Lannan, 27, will move to the bullpen before later taking Stephen Strasburg’s spot in the rotation when he is soon shutdown. For now, Johnson will try to keep him on his regular schedule and have him throw a bullpen session on Sunday and pitch out of the bullpen in the meantime.
Perez, a 22 year-old speedster from Class AAA Syracuse, will be used sparingly to pinch-hit, leadoff an inning in a double switch, maybe play center field, Johnson said. (He would take over starter Edwin Jackson’s secondary role as the team’s de facto pinch runner.) Leon, 23, who played in 10 games for the Nationals this season, will serve as the Nationals third catcher. “That always gives you another bat,” Johnson said. “And catchers that are playing, gives him a chance to pinch-hit.”
Johnson wants to keep his regular players fresh so, beyond Lannan, the September call-ups may see limited playing time. (An upcoming second wave of call-ups would likely include Corey Brown and reliever Christian Garcia.) In years past, the Nationals were able to evaluate the reinforcements with significant playing time. But deep in the pennant race, the situation is different.

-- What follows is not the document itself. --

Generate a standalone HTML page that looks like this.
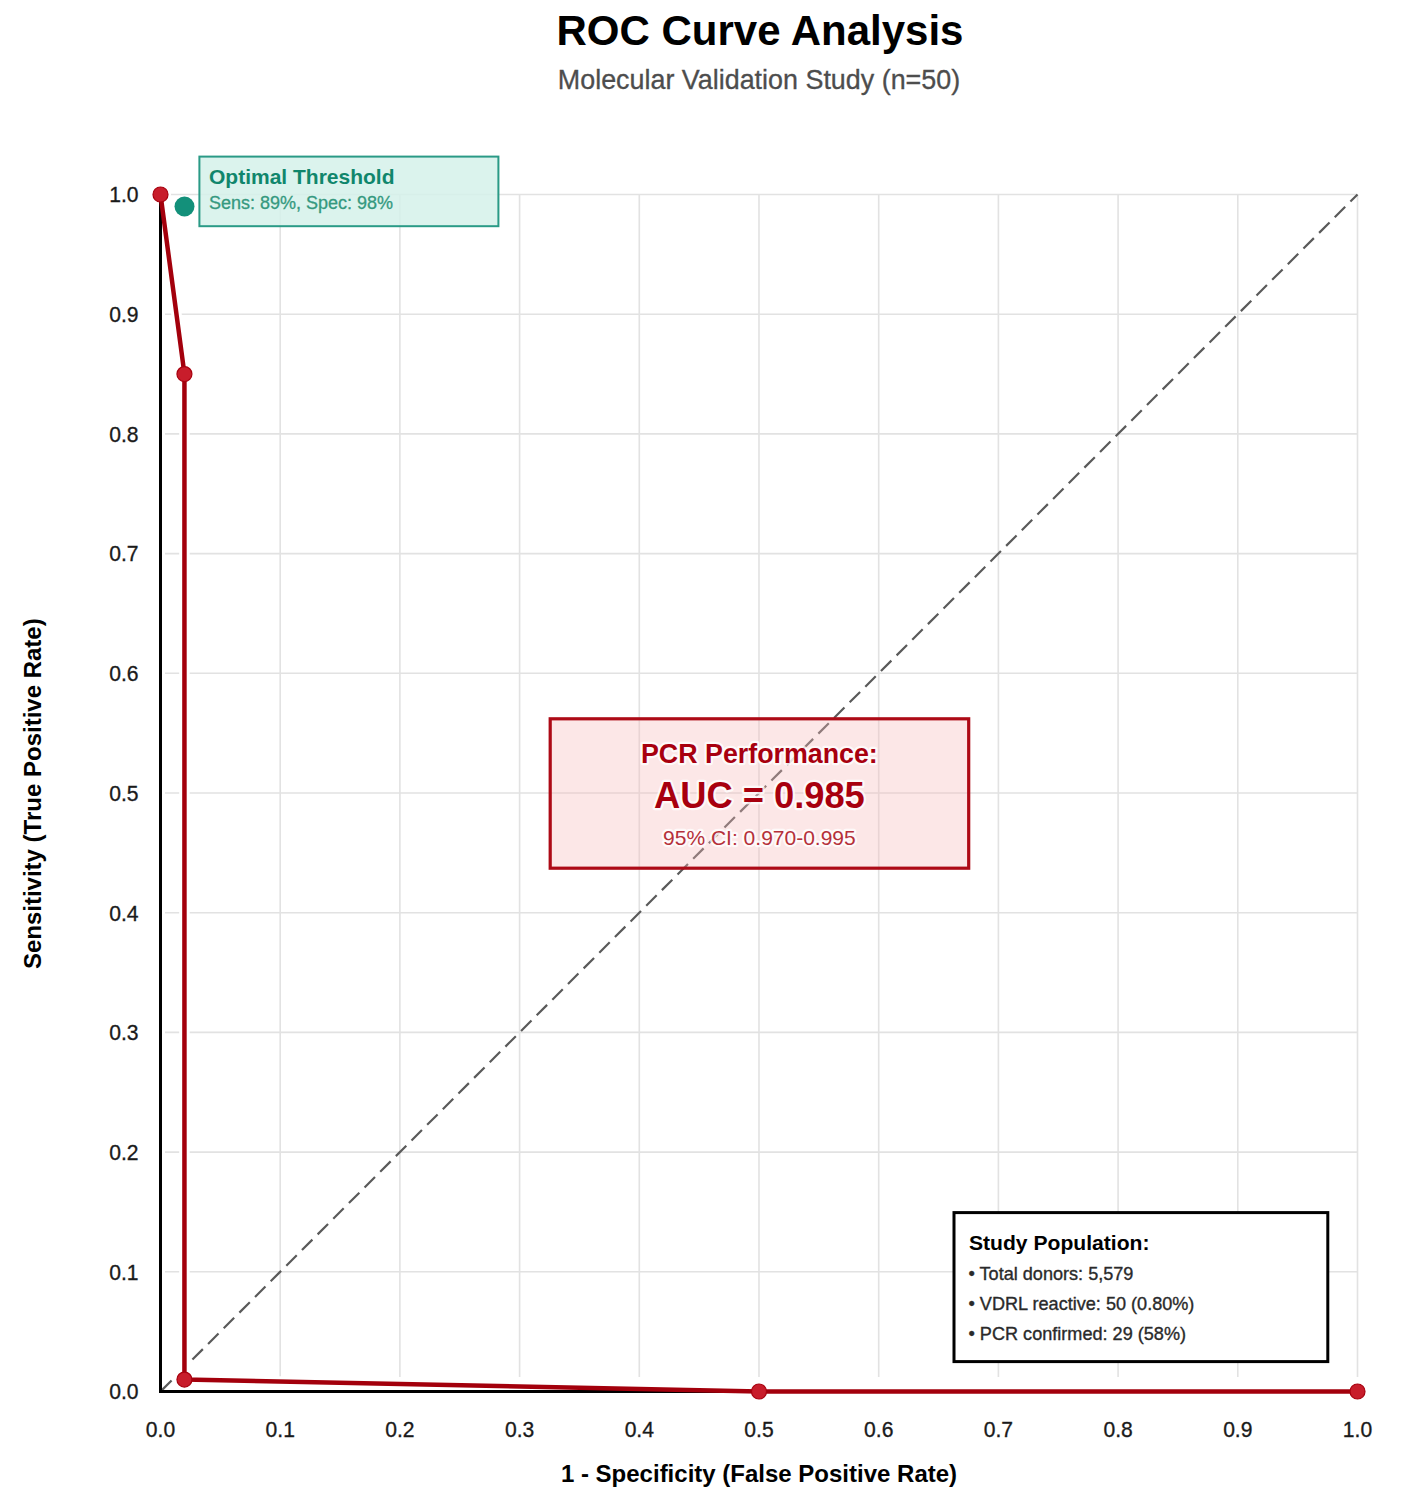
<!DOCTYPE html>
<html><head><meta charset="utf-8"><style>
html,body{margin:0;padding:0;background:#fff;width:1417px;height:1500px;overflow:hidden}
svg{display:block;font-family:"Liberation Sans",sans-serif}
</style></head><body>
<svg width="1417" height="1500" viewBox="0 0 1417 1500">
<rect width="1417" height="1500" fill="#fff"/>
<text x="760" y="45" text-anchor="middle" font-size="42" font-weight="bold" fill="#000">ROC Curve Analysis</text>
<text x="759" y="89" text-anchor="middle" font-size="26.9" fill="#4d4d4d" stroke="#4d4d4d" stroke-width="0.3">Molecular Validation Study (n=50)</text>
<g stroke="#e2e2e2" stroke-width="1.6">
<line x1="160.50" y1="194.5" x2="160.50" y2="1377" />
<line x1="165" y1="1391.50" x2="1357.5" y2="1391.50" />
<line x1="280.20" y1="194.5" x2="280.20" y2="1377" />
<line x1="165" y1="1271.80" x2="1357.5" y2="1271.80" />
<line x1="399.90" y1="194.5" x2="399.90" y2="1377" />
<line x1="165" y1="1152.10" x2="1357.5" y2="1152.10" />
<line x1="519.60" y1="194.5" x2="519.60" y2="1377" />
<line x1="165" y1="1032.40" x2="1357.5" y2="1032.40" />
<line x1="639.30" y1="194.5" x2="639.30" y2="1377" />
<line x1="165" y1="912.70" x2="1357.5" y2="912.70" />
<line x1="759.00" y1="194.5" x2="759.00" y2="1377" />
<line x1="165" y1="793.00" x2="1357.5" y2="793.00" />
<line x1="878.70" y1="194.5" x2="878.70" y2="1377" />
<line x1="165" y1="673.30" x2="1357.5" y2="673.30" />
<line x1="998.40" y1="194.5" x2="998.40" y2="1377" />
<line x1="165" y1="553.60" x2="1357.5" y2="553.60" />
<line x1="1118.10" y1="194.5" x2="1118.10" y2="1377" />
<line x1="165" y1="433.90" x2="1357.5" y2="433.90" />
<line x1="1237.80" y1="194.5" x2="1237.80" y2="1377" />
<line x1="165" y1="314.20" x2="1357.5" y2="314.20" />
<line x1="1357.50" y1="194.5" x2="1357.50" y2="1377" />
<line x1="165" y1="194.50" x2="1357.5" y2="194.50" />
</g>
<g font-size="20.5" fill="#1a1a1a" stroke="#1a1a1a" stroke-width="0.3" text-anchor="end">
<text transform="translate(138.5,1399.30) scale(1.03,1.1)">0.0</text>
<text transform="translate(138.5,1279.60) scale(1.03,1.1)">0.1</text>
<text transform="translate(138.5,1159.90) scale(1.03,1.1)">0.2</text>
<text transform="translate(138.5,1040.20) scale(1.03,1.1)">0.3</text>
<text transform="translate(138.5,920.50) scale(1.03,1.1)">0.4</text>
<text transform="translate(138.5,800.80) scale(1.03,1.1)">0.5</text>
<text transform="translate(138.5,681.10) scale(1.03,1.1)">0.6</text>
<text transform="translate(138.5,561.40) scale(1.03,1.1)">0.7</text>
<text transform="translate(138.5,441.70) scale(1.03,1.1)">0.8</text>
<text transform="translate(138.5,322.00) scale(1.03,1.1)">0.9</text>
<text transform="translate(138.5,202.30) scale(1.03,1.1)">1.0</text>
</g>
<g font-size="20.5" fill="#1a1a1a" stroke="#1a1a1a" stroke-width="0.3" text-anchor="middle">
<text transform="translate(160.50,1437.3) scale(1.03,1.12)">0.0</text>
<text transform="translate(280.20,1437.3) scale(1.03,1.12)">0.1</text>
<text transform="translate(399.90,1437.3) scale(1.03,1.12)">0.2</text>
<text transform="translate(519.60,1437.3) scale(1.03,1.12)">0.3</text>
<text transform="translate(639.30,1437.3) scale(1.03,1.12)">0.4</text>
<text transform="translate(759.00,1437.3) scale(1.03,1.12)">0.5</text>
<text transform="translate(878.70,1437.3) scale(1.03,1.12)">0.6</text>
<text transform="translate(998.40,1437.3) scale(1.03,1.12)">0.7</text>
<text transform="translate(1118.10,1437.3) scale(1.03,1.12)">0.8</text>
<text transform="translate(1237.80,1437.3) scale(1.03,1.12)">0.9</text>
<text transform="translate(1357.50,1437.3) scale(1.03,1.12)">1.0</text>
</g>
<text x="759" y="1482" text-anchor="middle" font-size="24" font-weight="bold" fill="#000">1 - Specificity (False Positive Rate)</text>
<text transform="translate(41,793.7) rotate(-90)" text-anchor="middle" font-size="24" font-weight="bold" fill="#000">Sensitivity (True Positive Rate)</text>
<!-- diagonal -->
<line x1="160.5" y1="1391.5" x2="1357.5" y2="194.5" stroke="#5a5a5a" stroke-width="2.2" stroke-dasharray="14.75 7.38" stroke-dashoffset="-0.9"/>
<!-- AUC box fill -->
<rect x="550.2" y="718.8" width="418.5" height="149.4" fill="rgb(245,185,185)" fill-opacity="0.35" stroke="#ad0a16" stroke-width="3.2"/>
<!-- halo -->
<polyline points="160.50,194.50 184.44,374.05 184.44,1379.53 759.00,1391.50 1357.50,1391.50" fill="none" stroke="#fff" stroke-width="10.5" stroke-linejoin="round"/>
<g fill="#fff">
<circle cx="160.50" cy="194.50" r="10.5"/>
<circle cx="184.44" cy="374.05" r="10.5"/>
<circle cx="184.44" cy="1379.53" r="10.5"/>
<circle cx="759.00" cy="1391.50" r="10.5"/>
<circle cx="1357.50" cy="1391.50" r="10.5"/>
</g>
<!-- axes -->
<path d="M160.5,194.5 L160.5,1391.5 L1357.5,1391.5" fill="none" stroke="#000" stroke-width="3"/>
<!-- curve -->
<polyline points="160.50,194.50 184.44,374.05 184.44,1379.53 759.00,1391.50 1357.50,1391.50" fill="none" stroke="#a3000c" stroke-width="4.5" stroke-linejoin="round"/>
<g fill="#c81d2b" stroke="#a8000e" stroke-width="1.2">
<circle cx="160.50" cy="194.50" r="7.5"/>
<circle cx="184.44" cy="374.05" r="7.5"/>
<circle cx="184.44" cy="1379.53" r="7.5"/>
<circle cx="759.00" cy="1391.50" r="7.5"/>
<circle cx="1357.50" cy="1391.50" r="7.5"/>
</g>
<!-- optimal -->
<circle cx="184.5" cy="206.5" r="10" fill="#13907a"/>
<rect x="199.4" y="156.6" width="299" height="69.6" fill="#d5f1ea" fill-opacity="0.85" stroke="#2a9a86" stroke-width="2"/>
<text x="209" y="184" font-size="21" font-weight="bold" fill="#10866c">Optimal Threshold</text>
<text x="209" y="209.3" font-size="18" fill="#35997f" stroke="#35997f" stroke-width="0.3">Sens: 89%, Spec: 98%</text>
<!-- AUC text -->
<g text-anchor="middle" fill="#a8000f" stroke="#fff" stroke-opacity="0.8" stroke-width="4.5" paint-order="stroke" stroke-linejoin="round">
<text x="759.4" y="763.2" font-size="26.8" font-weight="bold">PCR Performance:</text>
<text x="759.4" y="807.8" font-size="36.3" font-weight="bold">AUC = 0.985</text>
<text x="759.4" y="845.4" font-size="21" fill="#b5303a">95% CI: 0.970-0.995</text>
</g>
<!-- study box -->
<rect x="954" y="1212.6" width="373.8" height="149" fill="#fff" stroke="#000" stroke-width="3"/>
<text x="969" y="1250" font-size="21.1" font-weight="bold" fill="#000">Study Population:</text>
<g font-size="18.1" fill="#2a2a2a" stroke="#2a2a2a" stroke-width="0.35">
<text x="968.5" y="1279.6">• Total donors: 5,579</text>
<text x="968.5" y="1309.8">• VDRL reactive: 50 (0.80%)</text>
<text x="968.5" y="1339.6">• PCR confirmed: 29 (58%)</text>
</g>
</svg>
</body></html>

In fact, it may be a factor more for their remaining opponents, such as the Chicago Cubs, Milwaukee Brewers or Miami Marlins, who are deeper out of playoff contention. The Nationals will be facing players they know little about and have the added motivation of trying to earn playing time. In essence, the Nationals may be facing the top minor league prospects of other teams.
“Last year for us, I got to pitch [Brad] Peacock and [Tommy] Milone,” Johnson said. “[Lombardozzi] got to play. It’s good for the organization, good for evaluating. I mean, there are some negatives. You go in to play a club like Chicago. They’ll be running them out of the woodwork and you don’t really know who they are. Sometimes those game can be a little tougher.”